Nella quarta strofa troviamo una ripresa dei motivi iniziali. Rivolgendosi ancora al let­tore immaginario, il poeta lo esorta a non meravigliarsi della sua tristezza e a non chiedere spiegazioni, perché egli non gli direbbe che parole vane, tanto vane che ogni tentativo di spiegarle si risolverebbe in pianto, come se fosse per morire. Le lacrime sono per lui una specie di preghiera, simili ai grani di un rosario davanti alla sua anima sette volte dolente (come il cuore della Madonna ferito da sette spade); ma non per questo egli sarebbe poeta: sarebbe solo un fanciullo qualunque, che nella vita prega, canta e dorme.
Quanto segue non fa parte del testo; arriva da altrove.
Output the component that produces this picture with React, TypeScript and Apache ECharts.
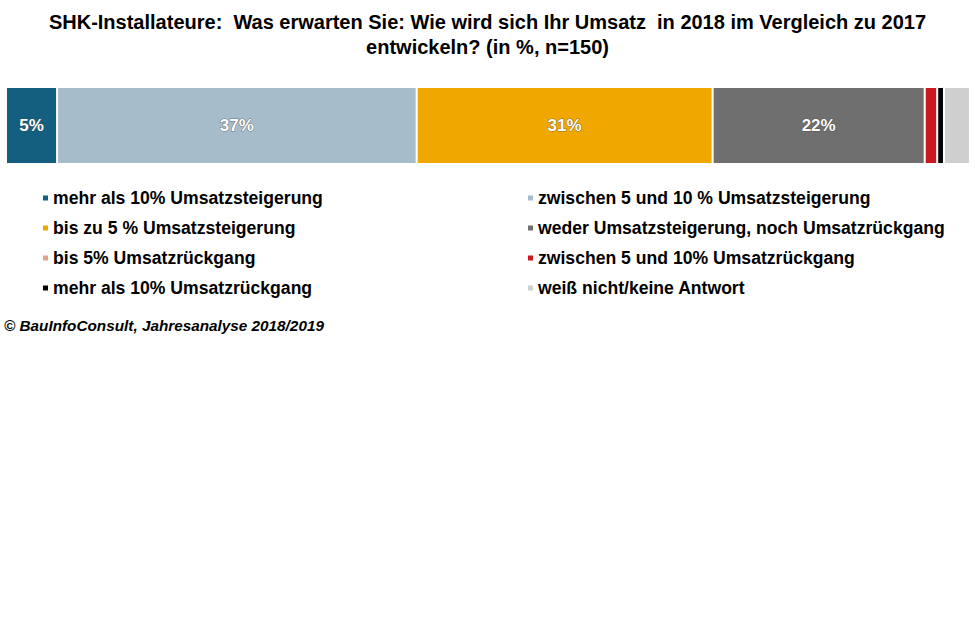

Nella quinta strofa il poeta dice che egli ogni giorno si nutre di silenzio, come il cristiano si nutre di Gesù (nella comunione). E i rumori della vita quotidiana sono i sacerdoti del silenzio, perché essi lo inducono a chiudersi in se stesso e a trovare Dio.

Nella sesta strofa il poeta dice di aver dormito la notte con le mani in croce(pensando alla figura di Cristo) e che nel sonno gli sembrò di essere un piccolo fanciullo abbandonato da tutti gli uomini, e desiderò di essere venduto, battuto, costretto a digiunare, per poter piangere tutto solo, disperatamente triste, in un angolo oscuro.

Nella settima strofa con un procedimento caro ai poeti crepuscolari, il poeta si contrad­dice. Egli, che aveva detto di amare la solitudine e di aver desiderato di piangere tutto solo in un angolo abbandonato, ora dice di amare la vita semplice delle cose, ma siccome le cose sfioriscono, egli ha visto a poco a poco cadere le sue passioni per ogni cosa che sfioriva. Il lettore non può comprendere ciò e sorride: pensa che il poeta sia malato.

Nell’ottava strofa il poeta dice di essere veramente malato e di morire ogni giorno un poco, come muoiono tutte le cose. Ecco perché egli non è un poeta. Per essere un vero poeta è necessario vivere una vita ben diversa (essere cioè sani, oppure si può anche intravedere una sottesa polemica verso lo stile di arte e vita in D’Annunzio), mentre egli è veramente malato e non sa che morire. E così sia, conclude rassegnato il poeta ricorrendo alla nota formula liturgica(Amen).